• Data section:

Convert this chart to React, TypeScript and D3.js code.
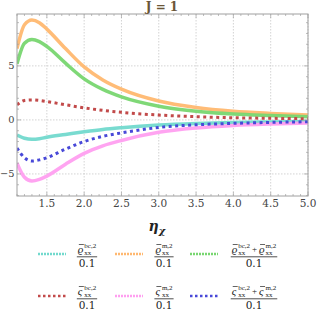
import * as d3 from 'd3';
import React from 'react';

// eta_chi sample points and the six curves
const etaValues = [1.1, 1.2, 1.3, 1.4, 1.5, 1.75, 2.0, 2.25, 2.5, 3.0, 3.5, 4.0, 4.5, 5.0];
const rhoBc = [-1.4, -1.7, -1.8, -1.75, -1.6, -1.35, -1.1, -0.88, -0.72, -0.48, -0.34, -0.25, -0.19, -0.15];
const rhoM = [6.6, 8.8, 9.25, 9.0, 8.4, 6.6, 4.9, 3.7, 2.85, 1.75, 1.15, 0.8, 0.6, 0.45];
const rhoSum = [5.2, 7.1, 7.45, 7.25, 6.8, 5.25, 3.8, 2.82, 2.13, 1.27, 0.81, 0.55, 0.41, 0.3];
const varsBc = [1.4, 1.8, 1.85, 1.8, 1.7, 1.4, 1.12, 0.88, 0.7, 0.45, 0.3, 0.2, 0.15, 0.11];
const varsM = [-4.0, -5.3, -5.65, -5.5, -5.2, -4.1, -3.1, -2.4, -1.9, -1.15, -0.75, -0.52, -0.38, -0.28];
const varsSum = [-2.6, -3.5, -3.8, -3.7, -3.5, -2.7, -2.0, -1.52, -1.2, -0.7, -0.45, -0.32, -0.23, -0.17];

const xTicks = [1.5, 2.0, 2.5, 3.0, 3.5, 4.0, 4.5, 5.0];
const yTicks = [-5, 0, 5];
const title = 'J = 1';

type Series = {
  values: number[];
  color: string;
  dotted: boolean;
  base: string;
  parts: string[];
};

const series: Series[] = [
  { values: rhoBc, color: '#72d9cd', dotted: false, base: 'ϱ', parts: ['bc'] },
  { values: rhoM, color: '#ffb870', dotted: false, base: 'ϱ', parts: ['m'] },
  { values: rhoSum, color: '#78d670', dotted: false, base: 'ϱ', parts: ['bc', 'm'] },
  { values: varsBc, color: '#c24a4a', dotted: true, base: 'ς', parts: ['bc'] },
  { values: varsM, color: '#ff9ff0', dotted: false, base: 'ς', parts: ['m'] },
  { values: varsSum, color: '#4848d8', dotted: true, base: 'ς', parts: ['bc', 'm'] },
];

const width = 319;
const height = 315;
const left = 17;
const right = 308;
const top = 14;
const bottom = 196;
const serif = "'DejaVu Serif', 'Liberation Serif', serif";
const times = "'Liberation Serif', serif";

// rough Times widths (em) for the small scripts
const supEm: Record<string, number> = { bc: 1.69, m: 1.53 };
const scriptSize = 7;
const baseW = 6.5;

// one term like ϱ̄ xx^{bc,2}, drawn from its left edge
function Term({ x, y, base, sup }: { x: number; y: number; base: string; sup: string }) {
  return (
    <g>
      <text x={x} y={y} fontSize={11} fontStyle="italic" fontFamily={times} fill="#222">{base}</text>
      <line x1={x + 1} x2={x + 6} y1={y - 8.5} y2={y - 8.5} stroke="#222" strokeWidth={0.7} />
      <text x={x + baseW} y={y + 2} fontSize={scriptSize} fontFamily={times} fill="#222">xx</text>
      <text x={x + baseW} y={y - 5.5} fontSize={scriptSize} fontFamily={times} fill="#222">{sup + ',2'}</text>
    </g>
  );
}

function Fraction({ cx, y, base, parts }: { cx: number; y: number; base: string; parts: string[] }) {
  const termW = (p: string) => baseW + supEm[p] * scriptSize;
  const plusW = 9;
  const total = parts.reduce((s, p) => s + termW(p), 0) + plusW * (parts.length - 1);
  let xPos = cx - total / 2;
  const items: React.ReactNode[] = [];
  parts.forEach((p, i) => {
    if (i > 0) {
      items.push(
        <text key={'p' + i} x={xPos + plusW / 2} y={y - 1} fontSize={9} textAnchor="middle" fontFamily={times} fill="#222">+</text>
      );
      xPos += plusW;
    }
    items.push(<Term key={'t' + i} x={xPos} y={y} base={base} sup={p} />);
    xPos += termW(p);
  });
  return (
    <g>
      {items}
      <line x1={cx - total / 2 - 1} x2={cx + total / 2 + 1} y1={y + 3.8} y2={y + 3.8} stroke="#222" strokeWidth={0.8} />
      <text x={cx} y={y + 13.5} fontSize={10.5} textAnchor="middle" fontFamily={serif} fill="#222">0.1</text>
    </g>
  );
}

export default function App() {
  const x = d3.scaleLinear().domain([1.1, 5.0]).range([left, right]);
  const y = d3.scaleLinear().domain([-7.04, 9.8]).range([bottom, top]);

  const line = d3.line<number>()
    .x((_, i) => x(etaValues[i]))
    .y((d) => y(d))
    .curve(d3.curveMonotoneX);

  const minorX = d3.range(11, 51).map((v) => v / 10);
  const minorY = d3.range(-7, 10);

  const legendCols = [{ sx: 38, cx: 87 }, { sx: 115, cx: 164 }, { sx: 190, cx: 254 }];
  const legendRows = [254, 296];

  return (
    <svg width={width} height={height} style={{ position: 'absolute', left: 0, top: 0, background: '#fff' }}>
      <defs>
        <clipPath id="plotClip">
          <rect x={left} y={top} width={right - left} height={bottom - top} />
        </clipPath>
      </defs>

      {/* grid */}
      {xTicks.map((t) => (
        <line key={'gx' + t} x1={x(t)} x2={x(t)} y1={top} y2={bottom} stroke="#c8c8c8" strokeWidth={0.8} strokeDasharray="1.5,1.5" />
      ))}
      {yTicks.map((t) => (
        <line key={'gy' + t} x1={left} x2={right} y1={y(t)} y2={y(t)} stroke="#c8c8c8" strokeWidth={0.8} strokeDasharray="1.5,1.5" />
      ))}

      {/* curves */}
      <g clipPath="url(#plotClip)">
        {series.map((s, i) => (
          <path
            key={i}
            d={line(s.values) ?? ''}
            fill="none"
            stroke={s.color}
            strokeWidth={s.dotted ? 3 : 3.5}
            strokeDasharray={s.dotted ? '3,3.5' : undefined}
            strokeOpacity={s.dotted ? 1 : 0.95}
          />
        ))}
      </g>

      {/* frame and ticks */}
      <rect x={left} y={top} width={right - left} height={bottom - top} fill="none" stroke="#a0a0a0" strokeWidth={1} />
      {minorX.map((t) => {
        const major = xTicks.some((m) => Math.abs(m - t) < 1e-6);
        const len = major ? 4 : 2;
        return (
          <g key={'tx' + t} stroke="#a0a0a0" strokeWidth={0.7}>
            <line x1={x(t)} x2={x(t)} y1={bottom} y2={bottom - len} />
            <line x1={x(t)} x2={x(t)} y1={top} y2={top + len} />
          </g>
        );
      })}
      {minorY.map((t) => {
        const major = yTicks.includes(t);
        const len = major ? 4 : 2;
        return (
          <g key={'ty' + t} stroke="#a0a0a0" strokeWidth={0.7}>
            <line x1={left} x2={left + len} y1={y(t)} y2={y(t)} />
            <line x1={right} x2={right - len} y1={y(t)} y2={y(t)} />
          </g>
        );
      })}

      {/* tick labels */}
      {xTicks.map((t) => (
        <text key={'lx' + t} x={x(t)} y={207} fontSize={10.5} textAnchor="middle" fontFamily={serif} fill="#444">
          {t.toFixed(1)}
        </text>
      ))}
      {yTicks.map((t) => (
        <text key={'ly' + t} x={14.5} y={y(t) + 3.5} fontSize={9.8} textAnchor="end" fontFamily={serif} fill="#444">
          {t < 0 ? '−' + Math.abs(t) : String(t)}
        </text>
      ))}

      {/* title and axis label */}
      <text x={162} y={11} fontSize={12} fontWeight="bold" textAnchor="middle" fontFamily={serif} fill="#6b5638">{title}</text>
      <text x={157} y={231} fontSize={14} fontWeight="bold" fontStyle="italic" textAnchor="middle" fontFamily={serif} fill="#222">
        η<tspan fontSize={10} dy={3}>χ</tspan>
      </text>

      {/* legend */}
      {series.map((s, i) => {
        const col = legendCols[i % 3];
        const ry = legendRows[Math.floor(i / 3)];
        return (
          <g key={'lg' + i}>
            <line
              x1={col.sx}
              x2={col.sx + 28}
              y1={ry}
              y2={ry}
              stroke={s.color}
              strokeWidth={2.5}
              strokeDasharray={s.dotted ? '2.5,2.5' : '2,1'}
            />
            <Fraction cx={col.cx} y={ry - 1} base={s.base} parts={s.parts} />
          </g>
        );
      })}
    </svg>
  );
}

• Problem description:
Skip the pictures and restate exactly the lines from the beginning of the listing to the line with "import React from 'react';", that line included.

• Result of this task:
Convert this chart to React, TypeScript and D3.js code.
import * as d3 from 'd3';
import React from 'react';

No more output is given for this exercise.